41. Meluruh

592 109 29
                                    

Jika malam datang dan takut menyerang
Kau genggam apa yang kuragukan

Tiada yang bilang badainya kan reda
Berhadapan dengan cahaya yang kerap membutakan
Tiada yang bilang jawaban kan datang
Jauh dari seram yang selama ini telah kubayangkan
Semua aku dirayakan
.
.
Nadin Amizah - Semua Aku Dirayakan
.
.
.
.
.
.

Salah satu yang paling aku jaga selama lima tahun kehidupanku tanpa Yudhis adalah kesehatanku. Aku sudah membutuhkan banyak orang untuk menjaga anak-anak, jadi tidak perlu merepotkan lebih banyak orang lagi hanya untuk mengurusi aku jika sakit. Namun, aku masih manusia biasa yang bisa kelelahan, terkena virus, dan berakhir tidak bisa turun dari tempat tidur.

Awalnya aku merasa masih bisa istirahat di rumah ketika diagnosis demam tifoid tegak. Aku makan dengan baik, juga minum obat dan tidur teratur. Bagaimanapun, di rumah aku masih bisa mengawasi anak-anak dan tidak membuat orang lain repot untuk menungguku di rumah sakit. Namun ketika makin hari aku makin lemah, Papi dan Mami mulai mendesak agar aku ke rumah sakit.

Aku masih bertahan dengan keinginanku dirawat di rumah. Kupikir, meminta perawat datang ke rumah hingga infus terpasang di tangan, bisa membuat segalanya membaik. Sayangnya, sudah hampir satu minggu dan tubuhku makin melemah.

"Mami minta ambulance jemput ya, Di? Mami khawatir lho ini." Aku masih ingat bujukan Mami pagi itu hanya aku tanggapi dengan penyangkalan.

"Sebentar lagi enakan kok, Mi."

Hingga entah apa yang terjadi, di antara sadar dan tidak, aku merasa tubuhku menggigil. Seingatku, aku baru saja tidur siang bersama anak-anak tadi. Namun anehnya aku tiba-tiba terbangun karena guncangan di tubuhku dan suara panik Gandhi di telingaku. Mengabaikan kebingungan kenapa Gandhi ada di kamarku, aku lebih bingung lagi saat kamarku sudah begitu terang karena lampu dan anak-anak yang sudah tidak berada di sampingku.

"Di, kamu dengar aku? Buka mata dulu kalo iya! Didi!"

Aku mengernyit karena kencangnya suara Gandhi, ditambah lagi mataku yang begitu berat terbuka, membuat aku merasa pening ketika mendapati silau. Apakah ini sudah malam? Karena tadi ketika aku tidur siang jendela kamarku masih terbuka.
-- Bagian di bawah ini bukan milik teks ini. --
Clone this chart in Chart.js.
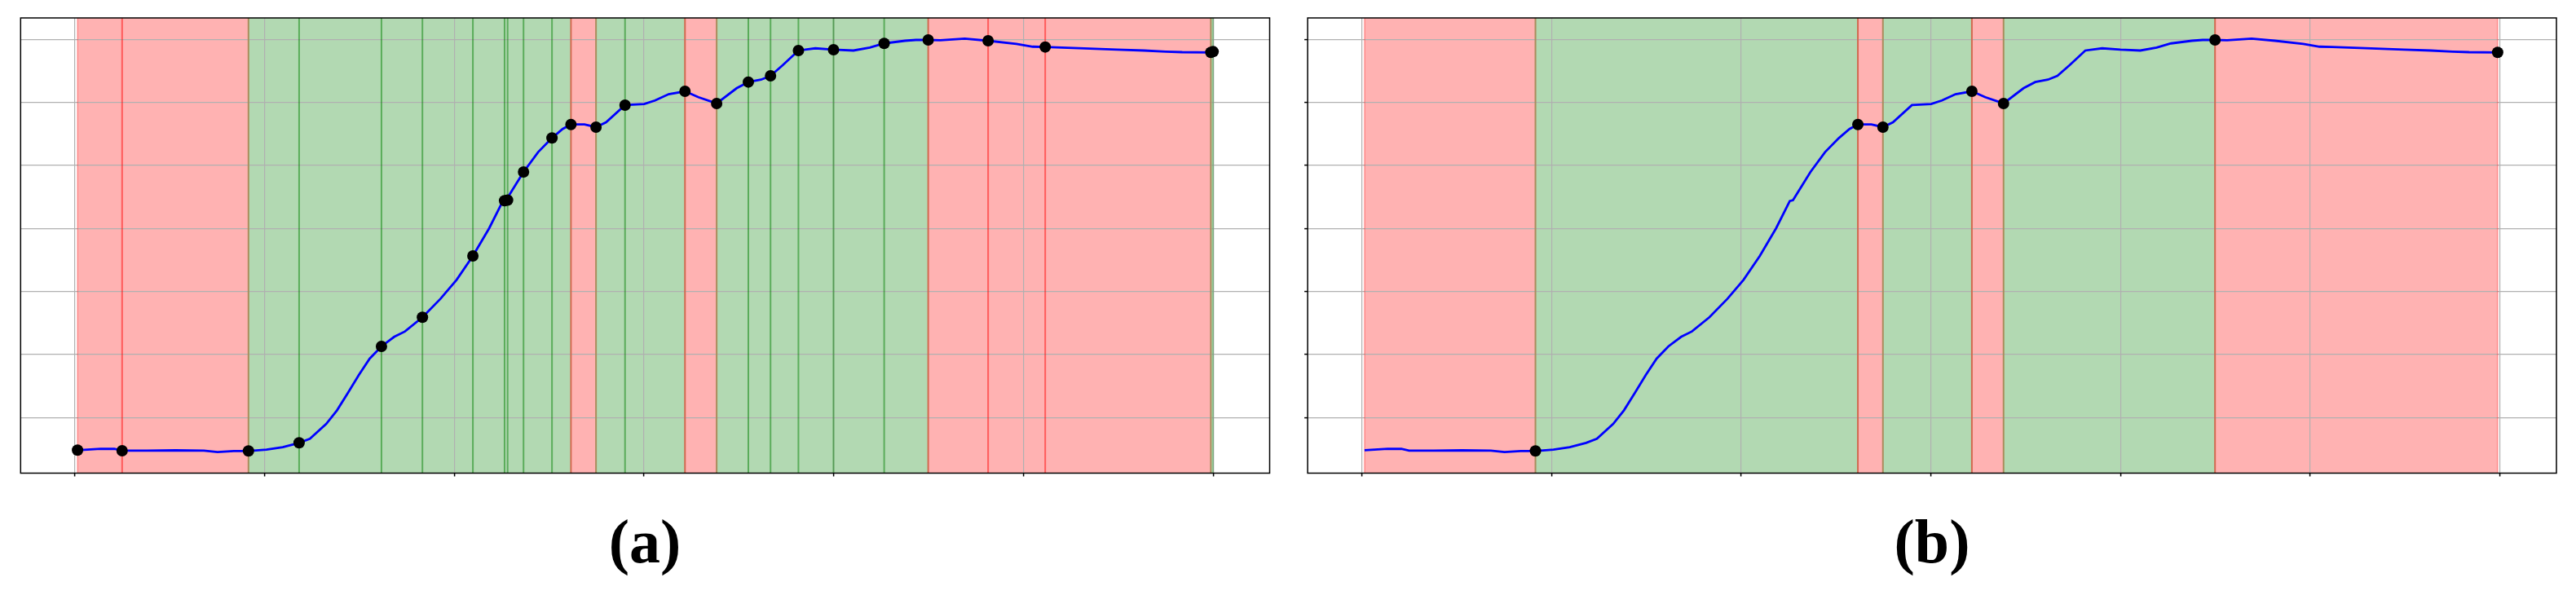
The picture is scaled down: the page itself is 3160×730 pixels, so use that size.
<!DOCTYPE html>
<html>
<head>
<meta charset="utf-8">
<script src="https://cdn.jsdelivr.net/npm/chart.js@4.4.0/dist/chart.umd.min.js"></script>
<style>
  html, body { margin: 0; padding: 0; background: #fff; }
  body { width: 3160px; height: 730px; position: relative; overflow: hidden; }
  canvas { position: absolute; top: 0; }
  .cap {
    position: absolute; top: 626px;
    font-family: "Liberation Serif", serif; font-weight: bold; font-size: 76px;
    line-height: 1; transform: translateX(-50%); color: #000;
  }
</style>
</head>
<body>
<canvas id="panel_a" width="1580" height="600" style="left:0"></canvas>
<canvas id="panel_b" width="1580" height="600" style="left:1580px"></canvas>
<div class="cap" style="left:791px">(a)</div>
<div class="cap" style="left:2370px">(b)</div>
<script>
// blue curve (x and y in grid units)
const curveX = [0.14, 1.36, 2.08, 2.49, 3.79, 5.3, 6.80, 7.52, 8.38, 9.15, 10.10, 10.96, 11.82, 12.39, 13.25, 13.82,
  14.40, 14.97, 15.54, 16.16, 16.83, 17.40, 18.32, 19.27, 20.12, 20.98, 21.84, 22.56, 22.73, 23.65, 24.42, 25.15,
  25.71, 26.15, 26.86, 27.47, 28.00, 29.00, 30.01, 30.58, 31.30, 32.16, 32.87, 33.83, 34.88, 35.50, 36.17, 36.67,
  37.31, 38.14, 39.03, 39.99, 41.04, 41.90, 42.66, 43.76, 44.33, 44.98, 45.62, 46.91, 48.14, 49.63, 50.49, 51.15,
  53.21, 54.93, 56.36, 57.51, 58.37, 59.88, 60.0];
const curveY = [-5.17, -4.97, -4.97, -5.26, -5.26, -5.2, -5.26, -5.48, -5.30, -5.30, -5.10, -4.71, -4.01, -3.36, -1.00, 1.16,
  3.96, 6.76, 9.35, 11.29, 12.80, 13.66, 15.91, 18.83, 21.85, 25.64, 30.04, 34.35, 34.5, 38.96, 42.11, 44.35,
  45.78, 46.50, 46.50, 46.08, 46.85, 49.57, 49.74, 50.31, 51.31, 51.76, 50.82, 49.83, 52.24, 53.23, 53.61, 54.22,
  55.90, 58.23, 58.58, 58.36, 58.23, 58.71, 59.36, 59.78, 59.91, 59.91, 59.87, 60.13, 59.78, 59.27, 58.84, 58.79,
  58.58, 58.36, 58.23, 58.06, 57.97, 57.93, 58.05];

// panel (a): every checkpoint
const dotsAX = [0.14, 2.49, 9.15, 11.82, 16.16, 18.32, 20.98, 22.65, 22.81, 23.65, 25.15, 26.15, 27.47, 29.00,
  32.16, 33.83, 35.50, 36.67, 38.14, 39.99, 42.66, 44.98, 48.14, 51.15, 59.88, 60.0];
const dotsAY = [-5.17, -5.26, -5.30, -4.01, 11.29, 15.91, 25.64, 34.4, 34.5, 38.96, 44.35, 46.50, 46.08, 49.57,
  51.76, 49.83, 53.23, 54.22, 58.23, 58.36, 59.36, 59.91, 59.78, 58.79, 57.93, 58.05];
const statesA = ['loss', 'loss', 'gain', 'gain', 'gain', 'gain', 'gain', 'gain', 'gain', 'gain', 'gain', 'loss',
  'gain', 'gain', 'loss', 'gain', 'gain', 'gain', 'gain', 'gain', 'gain', 'loss', 'loss', 'loss', 'gain'];

// panel (b): only the turning points
const edgesB = [0.14, 9.15, 26.15, 27.47, 32.16, 33.83, 44.98, 59.88];
const dotsBX = [9.15, 26.15, 27.47, 32.16, 33.83, 44.98, 59.88];
const dotsBY = [-5.30, 46.50, 46.08, 51.76, 49.83, 59.91, 57.93];
const statesB = ['loss', 'gain', 'loss', 'gain', 'loss', 'gain', 'loss'];

const xTicks = [0, 10, 20, 30, 40, 50, 60];
const yTicks = [0, 10, 20, 30, 40, 50, 60];

const BAND = { gain: 'rgba(0,128,0,0.3)', loss: 'rgba(255,0,0,0.3)' };
const LINE = { gain: 'rgba(0,128,0,0.5)', loss: 'rgba(255,0,0,0.5)' };
const EDGE_LINE = { gain: 'rgba(0,128,0,0.25)', loss: 'rgba(255,0,0,0.25)' };
const TURN = { gain: 'rgb(170,140,92)', loss: 'rgb(210,105,80)' };

const pts = (xs, ys) => xs.map((x, i) => ({ x: x, y: ys[i] }));

const stripes = {
  id: 'stripes',
  beforeDraw(chart, args, opts) {
    const { ctx, chartArea: a, scales: { x } } = chart;
    ctx.save();
    opts.states.forEach((s, i) => {
      const x0 = x.getPixelForValue(opts.edges[i]);
      const x1 = x.getPixelForValue(opts.edges[i + 1]);
      ctx.fillStyle = BAND[s];
      ctx.fillRect(x0, a.top, x1 - x0, a.bottom - a.top);
    });
    ctx.restore();
  },
  beforeDatasetsDraw(chart, args, opts) {
    const { ctx, chartArea: a, scales: { x } } = chart;
    ctx.save();
    ctx.lineWidth = 2;
    opts.edges.forEach((e, i) => {
      const left = opts.states[i - 1], right = opts.states[i];
      let col;
      if (left && right) col = left === right ? LINE[left] : TURN[right];
      else col = EDGE_LINE[left || right];
      const px = x.getPixelForValue(e);
      ctx.strokeStyle = col;
      ctx.beginPath();
      ctx.moveTo(px, a.top);
      ctx.lineTo(px, a.bottom);
      ctx.stroke();
    });
    ctx.restore();
  },
  afterDraw(chart) {
    const { ctx, chartArea: a } = chart;
    ctx.save();
    ctx.strokeStyle = '#000';
    ctx.lineWidth = 1.5;
    ctx.strokeRect(a.left, a.top, a.right - a.left, a.bottom - a.top);
    ctx.restore();
  }
};

function makePanel(id, dots, edges, states, padding, yTickMarks) {
  new Chart(document.getElementById(id), {
    type: 'scatter',
    data: {
      datasets: [
        { data: dots, showLine: false, pointRadius: 7, pointBackgroundColor: '#000', pointBorderWidth: 0, order: 0 },
        { data: pts(curveX, curveY), showLine: true, borderColor: '#0000ff', borderWidth: 2.8,
          pointRadius: 0, tension: 0, order: 1 }
      ]
    },
    options: {
      responsive: false,
      animation: false,
      devicePixelRatio: 1,
      layout: { padding: padding },
      plugins: {
        legend: { display: false },
        tooltip: { enabled: false },
        stripes: { edges: edges, states: states }
      },
      scales: {
        x: {
          type: 'linear', min: -2.86, max: 62.98,
          afterBuildTicks: s => { s.ticks = xTicks.map(v => ({ value: v })); },
          ticks: { display: false },
          grid: { color: '#b0b0b0', lineWidth: 1.2, drawTicks: true, tickLength: 4, tickColor: '#000', tickWidth: 1.5 },
          border: { display: false }
        },
        y: {
          type: 'linear', min: -8.82, max: 63.4,
          afterBuildTicks: s => { s.ticks = yTicks.map(v => ({ value: v })); },
          ticks: { display: false },
          grid: { color: '#b0b0b0', lineWidth: 1.2, drawTicks: yTickMarks, tickLength: 4, tickColor: '#000', tickWidth: 1.5 },
          border: { display: false }
        }
      }
    },
    plugins: [stripes]
  });
}

// edges of panel (a) are the checkpoints themselves
makePanel('panel_a', pts(dotsAX, dotsAY), dotsAX, statesA, { left: 25.3, top: 22, right: 22.5, bottom: 15.5 }, false);
makePanel('panel_b', pts(dotsBX, dotsBY), edgesB, statesB, { left: 20.1, top: 22, right: 24, bottom: 15.5 }, true);
</script>
</body>
</html>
"Gandhi, ambulance-nya udah datang." Samar-samar aku mendengar suara Mami sebelum suara Gandhi kembali menarik perhatianku.

"Kita ke rumah sakit ya, Di."

Tidak menunggu jawabanku, seketika tubuhku terasa melayang begitu saja. Kesadaranku masih hilang-timbul saat aku ingat tubuhku dimasukkan dalam ambulance, kemudian dipindah ke ranjang lain sebelum masuk ke bangsal perawatan keluarga. Aku masih bisa merasakan nyerinya ketika beberapa kali tubuhku terkena jarum, entah untuk mengambil darah atau menyuntikkan sesuatu. Sampai akhirnya aku merasa kembali tertidur.

Aku tidak tahu apa yang terjadi selama aku tertidur, yang pasti ketika bangun, keriuhan sebelumnya sudah menghilang berganti sepi. Meski masih merasa lemah, aku sudah bisa membuka mata dengan jelas hingga bisa melihat Gandhi yang tertidur di sofa tidak jauh dari ranjangku juga selang-selang yang menempel di tangan dan hidungku.

Aku menebak-nebak apa yang terjadi sebenarnya karena jika hanya demam tifoid, seharusnya tidak separah ini. Kecuali virusnya menyebar kemana-mana. Namun sebelum aku menemukan jawaban, aku harus lebih dulu mencari air minum karena tenggorokanku rasanya tidak nyaman dan menyebabkanku terbatuk.

"Didi?" Gandhi bangkit dari sofa kemudian mendekatiku, sepertinya suara batukku menganggu tidurnya. "Kamu kebangun?"

"Aku mau minum, nggak enak." tanganku menyentuh leher.